Write out the material exactly, without any of its pictures.
════════════════
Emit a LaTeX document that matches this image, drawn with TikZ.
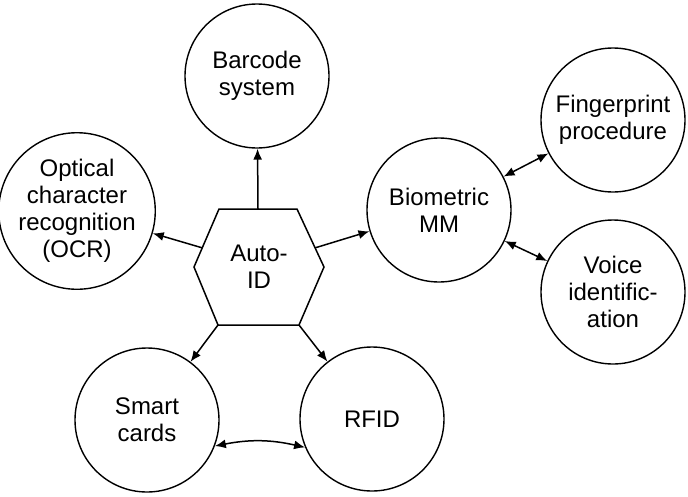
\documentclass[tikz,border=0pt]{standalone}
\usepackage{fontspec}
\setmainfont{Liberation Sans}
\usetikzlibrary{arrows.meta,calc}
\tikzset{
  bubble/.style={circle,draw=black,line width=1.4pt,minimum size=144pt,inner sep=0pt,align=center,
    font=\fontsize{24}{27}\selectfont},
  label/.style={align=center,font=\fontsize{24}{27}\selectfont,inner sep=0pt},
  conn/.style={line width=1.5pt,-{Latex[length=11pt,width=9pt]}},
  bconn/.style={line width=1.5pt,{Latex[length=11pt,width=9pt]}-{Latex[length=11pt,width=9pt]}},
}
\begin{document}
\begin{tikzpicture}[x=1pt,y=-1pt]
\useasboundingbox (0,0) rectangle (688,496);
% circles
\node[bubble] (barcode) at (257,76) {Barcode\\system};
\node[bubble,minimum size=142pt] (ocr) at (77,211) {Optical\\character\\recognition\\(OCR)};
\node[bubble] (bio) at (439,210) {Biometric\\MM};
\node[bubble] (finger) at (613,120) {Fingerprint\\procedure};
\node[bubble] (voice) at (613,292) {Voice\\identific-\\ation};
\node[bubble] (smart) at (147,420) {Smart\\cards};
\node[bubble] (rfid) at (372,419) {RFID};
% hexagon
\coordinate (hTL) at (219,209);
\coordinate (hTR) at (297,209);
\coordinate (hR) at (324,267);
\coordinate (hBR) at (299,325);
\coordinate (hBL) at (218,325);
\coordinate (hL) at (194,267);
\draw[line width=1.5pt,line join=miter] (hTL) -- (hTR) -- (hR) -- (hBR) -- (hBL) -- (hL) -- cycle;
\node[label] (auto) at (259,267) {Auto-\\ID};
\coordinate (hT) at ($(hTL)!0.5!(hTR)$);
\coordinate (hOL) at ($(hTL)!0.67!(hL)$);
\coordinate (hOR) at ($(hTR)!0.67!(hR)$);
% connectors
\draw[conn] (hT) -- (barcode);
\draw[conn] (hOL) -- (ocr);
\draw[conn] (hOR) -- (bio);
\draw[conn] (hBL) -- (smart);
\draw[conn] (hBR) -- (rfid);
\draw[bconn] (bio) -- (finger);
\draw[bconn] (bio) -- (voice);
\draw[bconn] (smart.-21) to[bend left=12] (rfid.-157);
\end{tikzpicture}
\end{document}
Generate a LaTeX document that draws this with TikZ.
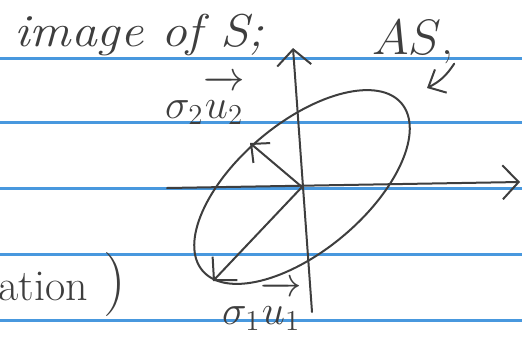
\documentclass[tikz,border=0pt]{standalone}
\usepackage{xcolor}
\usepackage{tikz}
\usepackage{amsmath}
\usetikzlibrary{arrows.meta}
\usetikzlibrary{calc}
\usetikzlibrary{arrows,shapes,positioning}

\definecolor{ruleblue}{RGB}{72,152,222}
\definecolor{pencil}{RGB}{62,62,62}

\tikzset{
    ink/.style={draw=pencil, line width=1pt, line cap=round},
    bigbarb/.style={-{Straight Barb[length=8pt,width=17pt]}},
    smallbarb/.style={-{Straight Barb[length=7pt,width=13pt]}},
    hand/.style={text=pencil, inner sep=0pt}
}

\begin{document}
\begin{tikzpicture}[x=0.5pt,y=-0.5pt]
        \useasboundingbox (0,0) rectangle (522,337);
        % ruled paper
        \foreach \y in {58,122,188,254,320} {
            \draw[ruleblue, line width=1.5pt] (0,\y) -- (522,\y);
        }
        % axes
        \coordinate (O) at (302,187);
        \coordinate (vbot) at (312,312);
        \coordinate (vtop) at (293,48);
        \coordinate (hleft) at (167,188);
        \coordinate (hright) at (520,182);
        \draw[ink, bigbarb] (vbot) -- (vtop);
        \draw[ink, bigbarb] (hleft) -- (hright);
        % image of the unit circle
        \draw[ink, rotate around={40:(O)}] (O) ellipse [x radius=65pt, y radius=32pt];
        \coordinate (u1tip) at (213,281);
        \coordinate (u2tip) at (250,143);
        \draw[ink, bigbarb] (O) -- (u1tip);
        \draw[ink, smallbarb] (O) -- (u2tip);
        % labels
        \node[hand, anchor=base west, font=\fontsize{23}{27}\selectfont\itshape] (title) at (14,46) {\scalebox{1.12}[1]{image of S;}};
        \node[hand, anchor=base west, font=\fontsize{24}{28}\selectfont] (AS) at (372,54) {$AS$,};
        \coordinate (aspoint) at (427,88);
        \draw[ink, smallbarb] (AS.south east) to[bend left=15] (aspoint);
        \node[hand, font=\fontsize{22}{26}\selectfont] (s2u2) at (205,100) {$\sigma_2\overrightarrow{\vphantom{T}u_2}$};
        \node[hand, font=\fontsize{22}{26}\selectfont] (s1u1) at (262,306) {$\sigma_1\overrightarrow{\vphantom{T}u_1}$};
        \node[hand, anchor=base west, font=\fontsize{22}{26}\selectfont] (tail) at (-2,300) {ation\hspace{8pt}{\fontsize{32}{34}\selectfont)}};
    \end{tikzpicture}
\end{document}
════════════════
[FINAL RESULT]:
Emit a LaTeX document that matches this image, drawn with TikZ.
\documentclass[tikz,border=0pt]{standalone}
\usepackage{fontspec}
\setmainfont{Liberation Sans}
\usetikzlibrary{arrows.meta,calc}
\tikzset{
  bubble/.style={circle,draw=black,line width=1.4pt,minimum size=144pt,inner sep=0pt,align=center,
    font=\fontsize{24}{27}\selectfont},
  label/.style={align=center,font=\fontsize{24}{27}\selectfont,inner sep=0pt},
  conn/.style={line width=1.5pt,-{Latex[length=11pt,width=9pt]}},
  bconn/.style={line width=1.5pt,{Latex[length=11pt,width=9pt]}-{Latex[length=11pt,width=9pt]}},
}
\begin{document}
\begin{tikzpicture}[x=1pt,y=-1pt]
\useasboundingbox (0,0) rectangle (688,496);
% circles
\node[bubble] (barcode) at (257,76) {Barcode\\system};
\node[bubble,minimum size=142pt] (ocr) at (77,211) {Optical\\character\\recognition\\(OCR)};
\node[bubble] (bio) at (439,210) {Biometric\\MM};
\node[bubble] (finger) at (613,120) {Fingerprint\\procedure};
\node[bubble] (voice) at (613,292) {Voice\\identific-\\ation};
\node[bubble] (smart) at (147,420) {Smart\\cards};
\node[bubble] (rfid) at (372,419) {RFID};
% hexagon
\coordinate (hTL) at (219,209);
\coordinate (hTR) at (297,209);
\coordinate (hR) at (324,267);
\coordinate (hBR) at (299,325);
\coordinate (hBL) at (218,325);
\coordinate (hL) at (194,267);
\draw[line width=1.5pt,line join=miter] (hTL) -- (hTR) -- (hR) -- (hBR) -- (hBL) -- (hL) -- cycle;
\node[label] (auto) at (259,267) {Auto-\\ID};
\coordinate (hT) at ($(hTL)!0.5!(hTR)$);
\coordinate (hOL) at ($(hTL)!0.67!(hL)$);
\coordinate (hOR) at ($(hTR)!0.67!(hR)$);
% connectors
\draw[conn] (hT) -- (barcode);
\draw[conn] (hOL) -- (ocr);
\draw[conn] (hOR) -- (bio);
\draw[conn] (hBL) -- (smart);
\draw[conn] (hBR) -- (rfid);
\draw[bconn] (bio) -- (finger);
\draw[bconn] (bio) -- (voice);
\draw[bconn] (smart.-21) to[bend left=12] (rfid.-157);
\end{tikzpicture}
\end{document}
Generate a LaTeX document that draws this with TikZ.
\documentclass[tikz,border=0pt]{standalone}
\usepackage{xcolor}
\usepackage{tikz}
\usepackage{amsmath}
\usetikzlibrary{arrows.meta}
\usetikzlibrary{calc}
\usetikzlibrary{arrows,shapes,positioning}

\definecolor{ruleblue}{RGB}{72,152,222}
\definecolor{pencil}{RGB}{62,62,62}

\tikzset{
    ink/.style={draw=pencil, line width=1pt, line cap=round},
    bigbarb/.style={-{Straight Barb[length=8pt,width=17pt]}},
    smallbarb/.style={-{Straight Barb[length=7pt,width=13pt]}},
    hand/.style={text=pencil, inner sep=0pt}
}

\begin{document}
\begin{tikzpicture}[x=0.5pt,y=-0.5pt]
        \useasboundingbox (0,0) rectangle (522,337);
        % ruled paper
        \foreach \y in {58,122,188,254,320} {
            \draw[ruleblue, line width=1.5pt] (0,\y) -- (522,\y);
        }
        % axes
        \coordinate (O) at (302,187);
        \coordinate (vbot) at (312,312);
        \coordinate (vtop) at (293,48);
        \coordinate (hleft) at (167,188);
        \coordinate (hright) at (520,182);
        \draw[ink, bigbarb] (vbot) -- (vtop);
        \draw[ink, bigbarb] (hleft) -- (hright);
        % image of the unit circle
        \draw[ink, rotate around={40:(O)}] (O) ellipse [x radius=65pt, y radius=32pt];
        \coordinate (u1tip) at (213,281);
        \coordinate (u2tip) at (250,143);
        \draw[ink, bigbarb] (O) -- (u1tip);
        \draw[ink, smallbarb] (O) -- (u2tip);
        % labels
        \node[hand, anchor=base west, font=\fontsize{23}{27}\selectfont\itshape] (title) at (14,46) {\scalebox{1.12}[1]{image of S;}};
        \node[hand, anchor=base west, font=\fontsize{24}{28}\selectfont] (AS) at (372,54) {$AS$,};
        \coordinate (aspoint) at (427,88);
        \draw[ink, smallbarb] (AS.south east) to[bend left=15] (aspoint);
        \node[hand, font=\fontsize{22}{26}\selectfont] (s2u2) at (205,100) {$\sigma_2\overrightarrow{\vphantom{T}u_2}$};
        \node[hand, font=\fontsize{22}{26}\selectfont] (s1u1) at (262,306) {$\sigma_1\overrightarrow{\vphantom{T}u_1}$};
        \node[hand, anchor=base west, font=\fontsize{22}{26}\selectfont] (tail) at (-2,300) {ation\hspace{8pt}{\fontsize{32}{34}\selectfont)}};
    \end{tikzpicture}
\end{document}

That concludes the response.